Novint's vision was that the technology could fundamentally change computing, adding one of our most basic human senses and experiences to computers. Given this vision, Novint was originally focused on consumer applications, but quickly found itself in a situation where the dot com bubble was bursting and the markets were collapsing. Investments in 2001 were difficult to come by for an early stage company, so Novint focused its efforts on higher end professional applications.

Novint spent several years focusing on custom development for a variety of companies including Lockheed Martin, Chrysler, Chevron, Mobil, Aramco, Sandia National Laboratories, and Harvard University, among others.

In 2004, the cost of 3D haptic hardware was still very high, over $10,000. Novint felt that to again move towards the consumer space, it would need to develop a consumer level hardware device itself. Novint took on the daunting challenge of taking a $15,000 haptic device, licensed from its partner company Force Dimension, and turn that device into a consumer level device, robust enough for gamers, yet still have the fidelity to be used in surgical simulations.

By 2006 Novint had taken the expensive, high-end design, and working with Lunar Design, made a consumer level prototype. In June 2006, Novint went public on the OTC:BB under the ticker symbol NVNT. In late 2006, Novint put together a partnership with V-Tech to manufacture the Falcon in China.

At CES in 2007, Novint announced plans to launch the Novint Falcon as a consumer device, and on June 18, 2006 (Tom Anderson's 32nd birthday) Novint launched the world's first consumer 3D touch device, having effectively brought the cost of the hardware down two orders of magnitude (1/100 of the original cost).

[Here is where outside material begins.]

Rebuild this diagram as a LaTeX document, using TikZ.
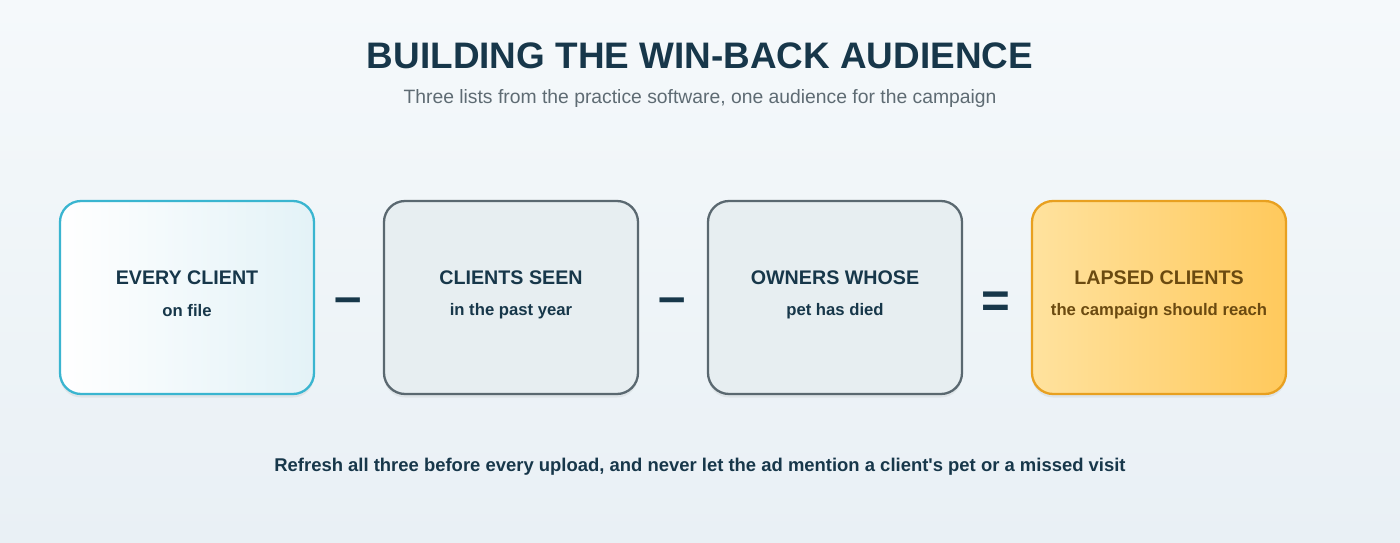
\documentclass[tikz,border=0pt]{standalone}
\usepackage{fontspec}
\setmainfont{Liberation Sans}
\usetikzlibrary{positioning,shadows}
\definecolor{navy}{HTML}{17374A}
\definecolor{subgrey}{HTML}{5E6B73}
\definecolor{cyanline}{HTML}{3AB5D0}
\definecolor{cyanfill}{HTML}{E3F2F7}
\definecolor{greyfill}{HTML}{E7EEF1}
\definecolor{greyline}{HTML}{5A6870}
\definecolor{goldline}{HTML}{E8A020}
\definecolor{goldtext}{HTML}{6B4A10}
\definecolor{goldA}{HTML}{FFE29E}
\definecolor{goldB}{HTML}{FFC95C}
\definecolor{bgtop}{HTML}{F5F9FB}
\definecolor{bgbot}{HTML}{E9F0F5}
\newlength{\pxu}\setlength{\pxu}{0.02cm}
\tikzset{
  stage/.style={draw, line width=1.3pt, rounded corners=12pt, minimum width=254\pxu, minimum height=193\pxu,
    drop shadow={shadow xshift=0pt, shadow yshift=-2pt, opacity=.12}},
  head/.style={font=\bfseries\fontsize{11.2}{13}\selectfont, text=navy},
  sub/.style={font=\bfseries\fontsize{9.5}{11}\selectfont, text=navy},
  op/.style={font=\bfseries\fontsize{28}{28}\selectfont, text=navy},
}
\begin{document}
\begin{tikzpicture}[x=0.02cm,y=-0.02cm]
  \shade[top color=bgtop, bottom color=bgbot] (0,0) rectangle (1400,543);
  \useasboundingbox (0,0) rectangle (1400,543);
  \node[font=\bfseries\fontsize{21}{25}\selectfont, text=navy] (title) at (700,56) {BUILDING THE WIN-BACK AUDIENCE};
  \node[font=\fontsize{11}{13}\selectfont, text=subgrey] (subtitle) at (700,99) {Three lists from the practice software, one audience for the campaign};
  % the four lists
  \node[stage, draw=cyanline, left color=white, right color=cyanfill] (every) at (187,297.5) {};
  \node[stage, draw=greyline, fill=greyfill] (seen) at (511,297.5) {};
  \node[stage, draw=greyline, fill=greyfill] (died) at (835,297.5) {};
  \node[stage, draw=goldline, left color=goldA, right color=goldB] (lapsed) at (1159,297.5) {};
  \node[head] at (187,278) {EVERY CLIENT};
  \node[sub] at (187,311) {on file};
  \node[head] at (511,278) {CLIENTS SEEN};
  \node[sub] at (511,311) {in the past year};
  \node[head] at (835,278) {OWNERS WHOSE};
  \node[sub] at (835,311) {pet has died};
  \node[head, text=goldtext] at (1159,278) {LAPSED CLIENTS};
  \node[sub, text=goldtext] at (1159,311) {the campaign should reach};
  % operators
  \node[op] (minusA) at (348,306) {--};
  \node[op] (minusB) at (672,306) {--};
  \node[op] (equals) at (996,305) {=};
  \node[font=\bfseries\fontsize{10.5}{13}\selectfont, text=navy] (note) at (700,467) {Refresh all three before every upload, and never let the ad mention a client\textquotesingle s pet or a missed visit};
\end{tikzpicture}
\end{document}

At that point in time, Novint had a strong hardware solution, but felt that it needed better game support, which was one of the main focuses of the company. In May 2008, Novint made an agreement with Electronic Arts to license 7 AAA game titles. Novint then signed licensing agreements with other publishers and developers, including Valve.

In June 2009 Valve released updates to Half-Life 2: Episode One, Half-Life 2: Episode Two, Portal and Team Fortress 2 adding game support for the Novint Falcon.

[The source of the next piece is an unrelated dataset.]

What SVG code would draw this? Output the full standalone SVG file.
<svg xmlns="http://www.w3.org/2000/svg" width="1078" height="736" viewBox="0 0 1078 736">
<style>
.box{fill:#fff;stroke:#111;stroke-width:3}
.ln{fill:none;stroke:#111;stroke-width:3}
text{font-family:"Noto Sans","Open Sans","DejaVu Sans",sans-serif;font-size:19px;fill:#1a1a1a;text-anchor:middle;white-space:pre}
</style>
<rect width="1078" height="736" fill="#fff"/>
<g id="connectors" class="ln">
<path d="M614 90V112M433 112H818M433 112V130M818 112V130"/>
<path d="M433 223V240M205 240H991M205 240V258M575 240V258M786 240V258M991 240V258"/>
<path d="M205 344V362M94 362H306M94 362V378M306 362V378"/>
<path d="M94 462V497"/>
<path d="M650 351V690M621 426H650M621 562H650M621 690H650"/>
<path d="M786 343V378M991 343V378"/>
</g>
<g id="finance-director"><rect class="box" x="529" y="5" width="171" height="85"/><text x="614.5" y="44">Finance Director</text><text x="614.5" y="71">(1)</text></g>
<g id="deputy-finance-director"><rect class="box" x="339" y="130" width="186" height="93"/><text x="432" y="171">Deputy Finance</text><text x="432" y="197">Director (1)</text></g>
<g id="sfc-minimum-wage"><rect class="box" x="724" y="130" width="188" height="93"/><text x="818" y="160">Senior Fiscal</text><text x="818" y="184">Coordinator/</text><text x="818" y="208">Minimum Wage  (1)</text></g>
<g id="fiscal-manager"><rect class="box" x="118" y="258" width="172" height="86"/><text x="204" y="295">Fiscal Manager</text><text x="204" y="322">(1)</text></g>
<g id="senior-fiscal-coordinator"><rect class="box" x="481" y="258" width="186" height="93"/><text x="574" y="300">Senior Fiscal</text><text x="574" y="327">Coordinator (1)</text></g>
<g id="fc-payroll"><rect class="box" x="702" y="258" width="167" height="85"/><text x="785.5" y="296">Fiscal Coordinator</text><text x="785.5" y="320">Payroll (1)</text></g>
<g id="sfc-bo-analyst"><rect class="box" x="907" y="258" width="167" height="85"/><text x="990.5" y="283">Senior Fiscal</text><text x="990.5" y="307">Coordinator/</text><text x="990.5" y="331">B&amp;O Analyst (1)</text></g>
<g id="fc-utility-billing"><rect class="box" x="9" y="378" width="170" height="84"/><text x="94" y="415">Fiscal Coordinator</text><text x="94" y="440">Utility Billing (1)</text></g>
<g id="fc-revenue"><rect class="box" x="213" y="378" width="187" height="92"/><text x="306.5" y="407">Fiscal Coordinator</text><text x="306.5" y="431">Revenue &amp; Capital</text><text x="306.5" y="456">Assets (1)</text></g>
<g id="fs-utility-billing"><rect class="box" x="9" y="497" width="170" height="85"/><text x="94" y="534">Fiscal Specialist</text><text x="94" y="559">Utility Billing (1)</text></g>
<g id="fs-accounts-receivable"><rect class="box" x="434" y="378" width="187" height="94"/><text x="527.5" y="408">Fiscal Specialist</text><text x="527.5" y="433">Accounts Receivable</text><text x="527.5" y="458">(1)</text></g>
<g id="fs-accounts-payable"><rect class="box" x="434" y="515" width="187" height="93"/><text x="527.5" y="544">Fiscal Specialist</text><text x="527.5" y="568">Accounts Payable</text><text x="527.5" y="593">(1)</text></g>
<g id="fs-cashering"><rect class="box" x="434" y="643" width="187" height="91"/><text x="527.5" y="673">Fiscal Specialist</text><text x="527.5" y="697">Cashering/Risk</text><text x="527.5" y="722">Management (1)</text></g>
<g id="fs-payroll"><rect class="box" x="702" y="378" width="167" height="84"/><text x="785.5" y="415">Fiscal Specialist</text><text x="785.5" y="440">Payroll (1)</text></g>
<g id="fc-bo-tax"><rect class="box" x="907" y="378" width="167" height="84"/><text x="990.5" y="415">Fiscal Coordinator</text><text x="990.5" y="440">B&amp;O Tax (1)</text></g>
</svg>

In December 2009, Novint launched the first beta version of F-Gen, a tool which allowed mouse-like use of the Falcon in Windows. The program also included a scripting functionality that theoretically allowed users to integrate the Falcon into practically any game.

In February 2010, Novint launched their second beta version of their F-Gen software, integrating their proprietary G-cube functionality. Later that same month they released a small dll patch to fix a bug that had emerged in the button functionality. Both the beta and the patch were released only on the Novint forums.